Boards will now also be required to approve a detailed distribution strategy and the Central Bank’s guidance note includes further information on what this should cover. In particular, tasks will have to be assigned and an appropriate control framework put in place that meets legal and regulatory requirements. The board should receive, and be satisfied with regular reports regarding distribution, should police these reports for possible conflicts with the prospectus, and also be aware of similar conflicts within marketing material, including where there are significant elaborations to the investment approach.

The Central Bank requires existing FMCs to update their business plans / programmes of operation to reflect revised managerial functions and organisational effectiveness by 30 June 2016.

 

Irish Management Companies

In cases where investment funds have appointed an Irish management company, all of the requirements already outlined will apply to the management company. This will make it easier for a fund to comply with the new requirements. The board of the fund will be expected to hold that management company to the same standards as an FMC, as well as ensuring there is a clear split of the responsibilities of the fund board and the management company, namely strategic versus operational considerations. The board of the investment fund should receive detailed reports from the management company outlining how the delegated tasks are being performed and how potential conflicts of interest are being considered and managed. The board of the management company should hold that management company to the same standards of oversight that an FMC sets for a delegate, but it does not need to replicate the detailed oversight of delegates that an FMC must ensure. Where the board of the fund has appointed an external AIFM the level of oversight expected of a fund board over the AIFM would be similar to that expected over the management company.

 

Fund Boards

All Irish funds will have to review the current composition of their boards and will be responsible for assessing the time commitments of board directors. There will now be increased scrutiny of annual director time commitments. Any director with more than 20 directorships and an aggregate annual time commitment of more than 2,000 hours will be considered as higher risk. Post 1 January 2016, any investment funds with directors in this category will be subject to additional regulatory scrutiny and prioritised for inclusion in thematic reviews by the Central Bank.
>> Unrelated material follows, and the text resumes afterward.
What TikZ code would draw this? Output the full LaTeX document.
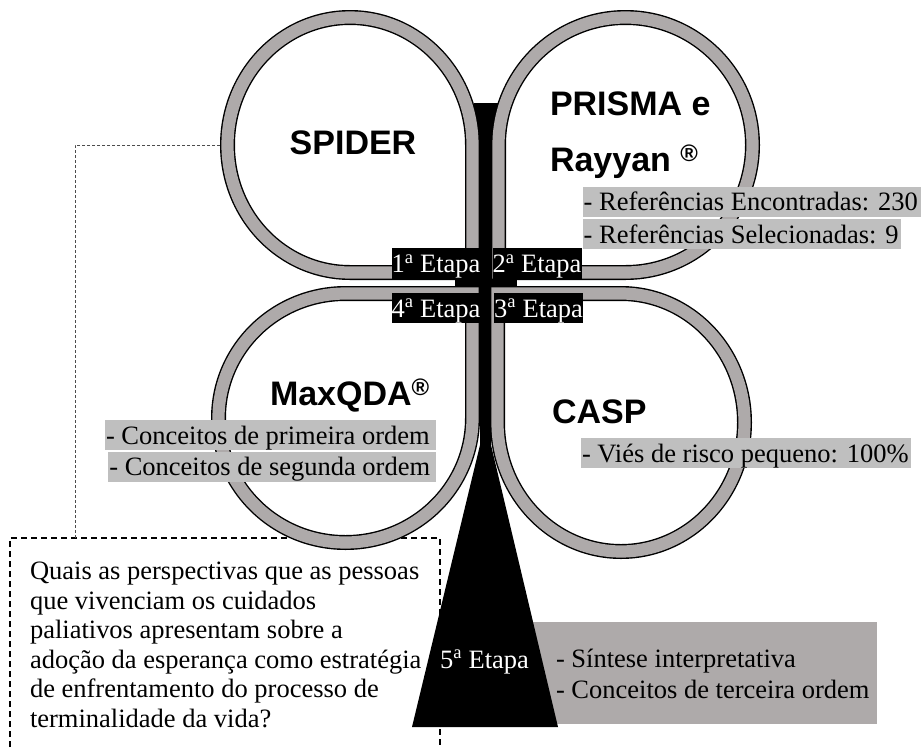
\documentclass[tikz,border=0pt]{standalone}
\usepackage{fontspec}
\setmainfont{Liberation Serif}
\newfontfamily\labelsans{Liberation Sans}
\definecolor{bandgray}{HTML}{AEAAAA}
\definecolor{shadegray}{HTML}{BFBFBF}
\definecolor{linkgray}{HTML}{4D4D4D}
% Petal outline: #1,#2 centre, #3,#4 half-axes of the band's centre line,
% #5,#6 (+1 or -1) side on which the pointed corner sits.
\newcommand{\petalpath}[6]{%
  ({#1+(#5)*#3},{#2+(#6)*#4}) -- ({#1+(#5)*#3},{#2})
  .. controls ({#1+(#5)*#3},{#2-(#6)*0.5523*#4}) and ({#1+(#5)*0.5523*#3},{#2-(#6)*#4}) .. ({#1},{#2-(#6)*#4})
  .. controls ({#1-(#5)*0.5523*#3},{#2-(#6)*#4}) and ({#1-(#5)*#3},{#2-(#6)*0.5523*#4}) .. ({#1-(#5)*#3},{#2})
  .. controls ({#1-(#5)*#3},{#2+(#6)*0.5523*#4}) and ({#1-(#5)*0.5523*#3},{#2+(#6)*#4}) .. ({#1},{#2+(#6)*#4})
  -- cycle}
% a shaded line of text of a fixed width, text flush left
\newcommand{\shadeline}[2]{\makebox[#1][l]{#2}}
\begin{document}
\begin{tikzpicture}[x=1pt,y=-1pt,
  every node/.style={inner sep=0pt, outer sep=0pt},
  band/.style={draw=black, line width=1.4pt, double=bandgray, double distance=12.2pt},
  bodyfont/.style={font=\fontsize{26.5}{30}\selectfont},
  head/.style={font=\labelsans\bfseries\fontsize{34}{40}\selectfont, anchor=base west},
  stagebox/.style={bodyfont, fill=black, text=white, text height=24.5pt, text depth=6pt,
                   anchor=north west},
  shadebox/.style={bodyfont, fill=shadegray, text height=24pt, text depth=6pt,
                   inner xsep=1pt, anchor=north west},
  linkline/.style={draw=linkgray, line width=0.8pt, dash pattern=on 3pt off 2pt},
  qframe/.style={draw=black, line width=1.2pt, dash pattern=on 6pt off 4pt},
]
\useasboundingbox (0,0) rectangle (921,747);

% grey panel of the fifth stage
\fill[bandgray] (500,621.7) rectangle (877.3,724);

% black cross and funnel behind the petals
\fill[black] (474,103) rectangle (498,300);
\fill[black] (455,278) rectangle (517,289);
\fill[black] (480,289) -- (491,289) -- (491,445) -- (558,727) -- (412,727) -- (480,445) -- cycle;

% dashed frame of the research question and its link to SPIDER
\coordinate (spiderW) at (220,145);
\coordinate (qtl) at (10,538);
\coordinate (qtr) at (440,538);
\coordinate (qbl) at (10,747);
\coordinate (qbr) at (440,747);
\coordinate (qlink) at (75,538);
\draw[qframe] (qbl) -- (qtl) -- (qtr) -- (qbr);
\draw[linkline] (spiderW) -| (qlink);

% the four petals
\draw[band] \petalpath{350}{145}{122.5}{127.5}{1}{1};
\draw[band] \petalpath{625.5}{145}{127}{127.5}{-1}{1};
\draw[band] \petalpath{345.5}{418}{127}{124.5}{1}{-1};
\draw[band] \petalpath{621}{422.5}{123.5}{129}{-1}{-1};

% stage labels
\node[stagebox, minimum width=88pt]   (s1) at (391.5,248)   {1\textsuperscript{a} Etapa};
\node[stagebox, minimum width=89pt]   (s2) at (492.5,248)   {2\textsuperscript{a} Etapa};
\node[stagebox, minimum width=88.5pt] (s4) at (391.5,292.5) {4\textsuperscript{a} Etapa};
\node[stagebox, minimum width=87.5pt] (s3) at (494,292.5)   {3\textsuperscript{a} Etapa};
\node[bodyfont, text=white, anchor=base] (s5) at (484.5,668) {5\textsuperscript{a} Etapa};

% petal titles
\node[head, anchor=base] (spider) at (353,154) {SPIDER};
\node[head] (prisma) at (550,115) {PRISMA e};
\node[head] (rayyan) at (550,171) {Rayyan \textsuperscript{®}};
\node[head] (maxqda) at (270,405) {MaxQDA\textsuperscript{®}};
\node[head] (casp)   at (552,423) {CASP};

% shaded notes
\node[shadebox] (n1) at (582.7,186.7) {\shadeline{336.3pt}{- Referências Encontradas: 230}};
\node[shadebox] (n2) at (582.7,219)   {\shadeline{316.3pt}{- Referências Selecionadas: 9}};
\node[shadebox] (n3) at (105,420)     {\shadeline{328.7pt}{- Conceitos de primeira ordem}};
\node[shadebox] (n4) at (108.3,451.7) {\shadeline{325.4pt}{- Conceitos de segunda ordem}};
\node[shadebox] (n5) at (581,438.3)   {\shadeline{327.7pt}{- Viés de risco pequeno: 100\%}};

% fifth stage notes
\node[font=\fontsize{26.5}{31}\selectfont, anchor=north west, align=left] (n6) at (556,645.3)
  {\strut- Síntese interpretativa\\- Conceitos de terceira ordem};

% research question
\node[font=\fontsize{26.5}{29.5}\selectfont, anchor=north west, align=left] (question) at (30,558.9)
  {\strut Quais as perspectivas que as pessoas\\
   que vivenciam os cuidados\\
   paliativos apresentam sobre a\\
   adoção da esperança como estratégia\\
   de enfrentamento do processo de\\
   terminalidade da vida?};
\end{tikzpicture}
\end{document}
The Central Bank has also commented that individuals with multiple directorships should consider the conflicts which may arise when sitting on a number of boards and the corporate interconnectivity that is created. In addition to their total number of directorships, individuals should consider the additional time required to deal with sub-funds, the type and complexity of the products they are responsible for, the number of their various separate client commitments, and any applicable legal and regulatory obligations. The Central Bank has also said that it will take other factors into account which might impact an individual’s ability to fulfil their board roles at an appropriate standard.
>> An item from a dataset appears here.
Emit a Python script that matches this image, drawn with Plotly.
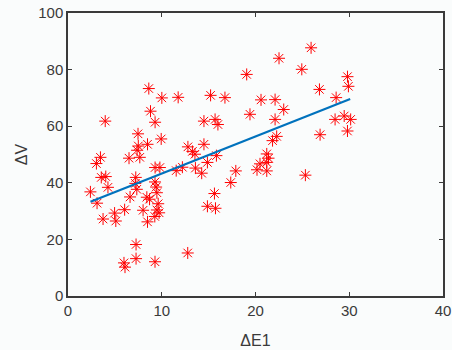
import plotly.graph_objects as go

# Scatter data (ΔE1, ΔV)
dE1 = [25.93, 22.51, 19.06, 24.94, 29.81, 29.91, 26.82, 8.62, 10.01, 11.75,
       15.21, 16.74, 20.59, 22.09, 28.60, 8.80, 3.97, 9.29, 14.50, 15.69,
       15.99, 19.41, 23.01, 22.09, 28.49, 29.46, 30.15, 29.81, 26.89, 22.26,
       21.82, 9.94, 7.47, 8.48, 7.50, 7.37, 7.66, 12.79, 13.27, 13.54,
       14.50, 15.83, 3.46, 6.51, 21.20, 21.39, 3.03, 3.55, 4.03, 2.39,
       4.26, 3.10, 7.23, 7.18, 7.34, 6.62, 9.29, 9.80, 9.28, 9.40,
       9.48, 8.41, 8.70, 9.62, 9.48, 9.72, 9.26, 8.01, 6.04, 4.97,
       3.74, 5.10, 8.48, 11.54, 12.20, 13.59, 14.26, 14.87, 15.62, 14.87,
       15.73, 17.36, 17.90, 25.32, 7.26, 7.26, 5.97, 6.08, 9.28, 12.77,
       20.48, 21.20, 20.16, 21.20]
dV = [87.7, 84.0, 78.3, 80.1, 77.5, 74.1, 73.0, 73.3, 70.0, 70.2,
      70.9, 70.1, 69.3, 69.4, 70.1, 65.3, 61.8, 61.4, 61.8, 62.4,
      60.6, 64.2, 65.9, 62.4, 62.4, 63.6, 62.4, 58.3, 57.0, 56.4,
      54.9, 55.5, 57.3, 53.6, 53.0, 51.5, 49.0, 52.7, 51.1, 50.1,
      53.6, 49.6, 49.0, 48.7, 50.2, 48.7, 46.8, 41.9, 42.2, 36.8,
      38.4, 32.8, 41.9, 39.8, 37.7, 35.0, 45.4, 45.4, 40.3, 38.5,
      36.5, 34.9, 34.2, 32.6, 30.4, 29.4, 28.1, 30.3, 30.5, 29.3,
      27.2, 26.5, 26.2, 44.3, 45.5, 45.2, 43.4, 47.2, 36.2, 31.7,
      31.0, 40.1, 44.2, 42.7, 18.2, 13.2, 11.7, 10.2, 12.1, 15.2,
      46.7, 47.2, 44.6, 44.2]

# Regression line endpoints
fit_x = [2.4, 30.1]
fit_y = [33.3, 69.6]

x_ticks = [0, 10, 20, 30, 40]
y_ticks = [0, 20, 40, 60, 80, 100]

bg = "#fafcfc"
axc = "#3a3a3a"

fig = go.Figure()
fig.add_trace(go.Scatter(
    x=dE1, y=dV, mode="markers",
    marker=dict(symbol="asterisk-open", size=10, color="#ff0000",
                line=dict(color="#ff0000", width=1)),
    showlegend=False, cliponaxis=False))
fig.add_trace(go.Scatter(
    x=fit_x, y=fit_y, mode="lines",
    line=dict(color="#0072BD", width=2.2), showlegend=False))

font = dict(family="Liberation Sans, Arial, sans-serif", size=15, color=axc)
fig.update_layout(
    width=452, height=350,
    margin=dict(l=68, r=9, t=13, b=54),
    paper_bgcolor=bg, plot_bgcolor=bg,
    font=font,
)
fig.update_xaxes(
    range=[0, 40], tickvals=x_ticks, ticktext=[str(v) for v in x_ticks],
    showgrid=False, zeroline=False, showline=True, linecolor=axc, linewidth=1.5,
    mirror="ticks", ticks="inside", ticklen=4, tickcolor=axc, automargin=False,
    title=dict(text="ΔE1", standoff=17, font=dict(size=16, color=axc)),
)
fig.update_yaxes(
    range=[0, 100], tickvals=y_ticks, ticktext=[str(v) for v in y_ticks],
    showgrid=False, zeroline=False, showline=True, linecolor=axc, linewidth=1.5,
    mirror="ticks", ticks="inside", ticklen=4, tickcolor=axc, automargin=False,
    title=dict(text="ΔV", standoff=7, font=dict(size=16, color=axc)),
)

fig.write_html(
    "out.html",
    config={"displayModeBar": False},
    post_script="document.body.style.margin='0';document.body.style.background='%s';" % bg,
)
Boards and promoters may need to perform a gap analysis of their current governance models, putting in place any required structural changes. Such a process could include analysis, change identification, new resources requirements, further documentation needs, new procedures and final implementation.
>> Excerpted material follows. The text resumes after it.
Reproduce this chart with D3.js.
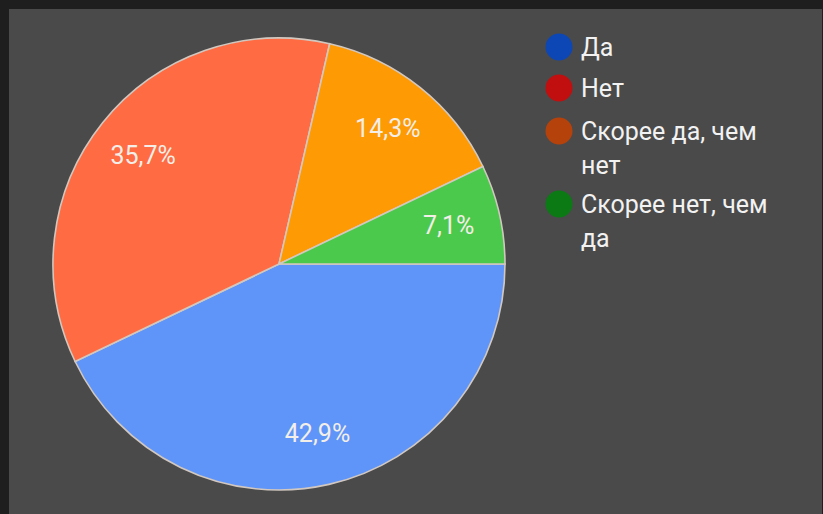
<!DOCTYPE html>
<html lang="ru">
<head>
<meta charset="UTF-8">
<title>Pie</title>
<script src="https://d3js.org/d3.v7.min.js"></script>
<style>
  html, body { margin: 0; padding: 0; background: #1e1e1e; }
  svg { display: block; }
</style>
</head>
<body>
<div id="chart"></div>
<script>
  // data
  var categories = ["Да", "Нет", "Скорее да, чем нет", "Скорее нет, чем да"];
  var shares = [42.9, 35.7, 14.3, 7.1];
  var sliceLabels = ["42,9%", "35,7%", "14,3%", "7,1%"];
  var legendLines = [["Да"], ["Нет"], ["Скорее да, чем", "нет"], ["Скорее нет, чем", "да"]];
  var sliceColors = ["#5f95f8", "#ff6b42", "#fd9a04", "#4bc94c"];
  var legendColors = ["#0d47b5", "#c10f0f", "#b6420b", "#0b7a15"];

  var width = 823, height = 514;
  var cx = 279, cy = 264, r = 226;

  var svg = d3.select("#chart").append("svg")
      .attr("width", width)
      .attr("height", height);

  // grey panel inside the dark frame
  svg.append("rect")
      .attr("x", 9).attr("y", 9)
      .attr("width", width - 10).attr("height", height - 9)
      .attr("fill", "#4a4a4a");

  var pie = d3.pie()
      .sort(null)
      .startAngle(Math.PI / 2)
      .endAngle(Math.PI / 2 + 2 * Math.PI);

  var arcs = pie(shares);

  var arc = d3.arc().innerRadius(0).outerRadius(r);
  var labelArc = d3.arc().innerRadius(r * 0.77).outerRadius(r * 0.77);

  var g = svg.append("g").attr("transform", "translate(" + cx + "," + cy + ")");

  g.selectAll("path")
      .data(arcs)
      .enter().append("path")
      .attr("d", arc)
      .attr("fill", function(d, i){ return sliceColors[i]; })
      .attr("stroke", "#d2c8c0")
      .attr("stroke-width", 1.6);

  g.selectAll("text")
      .data(arcs)
      .enter().append("text")
      .attr("transform", function(d){ return "translate(" + labelArc.centroid(d) + ")"; })
      .attr("text-anchor", "middle")
      .attr("dominant-baseline", "central")
      .attr("font-family", "Roboto, sans-serif")
      .attr("font-size", 25)
      .attr("fill", "#f3eee8")
      .text(function(d, i){ return sliceLabels[i]; });

  // legend
  var legendY = [47, 88, 131, 204];
  var lineH = 34;

  var leg = svg.append("g");
  var items = leg.selectAll("g")
      .data(categories)
      .enter().append("g")
      .attr("transform", function(d, i){ return "translate(559," + legendY[i] + ")"; });

  items.append("circle")
      .attr("r", 13.5)
      .attr("fill", function(d, i){ return legendColors[i]; });

  items.each(function(d, i){
    var t = d3.select(this).append("text")
        .attr("font-family", "Roboto, sans-serif")
        .attr("font-size", 25)
        .attr("fill", "#f2f2f2");
    legendLines[i].forEach(function(line, j){
      t.append("tspan")
          .attr("x", 22)
          .attr("y", j * lineH)
          .attr("dy", "0.36em")
          .text(line);
    });
  });
</script>
</body>
</html>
The Central Bank has written to the chairmen of fund boards to ask them to review current board compositions, in particular taking the guidance note into account to ensure that each director has sufficient time allocated to this important role. Chairmen are being asked to note whether the directorship numbers of sitting directors are in line with the new guidelines and are at acceptable and manageable levels.

 

[email protected]

www.carnegroup.com

 

 

Footnote

[1] In the guidance note, the Central Bank defined ‘fund management company’ as a UCITS management company, an authorised Alternative Investment Fund Manager, a self-managed UCITS investment company and an internally managed Alternative Investment Fund which is an authorised AIFM.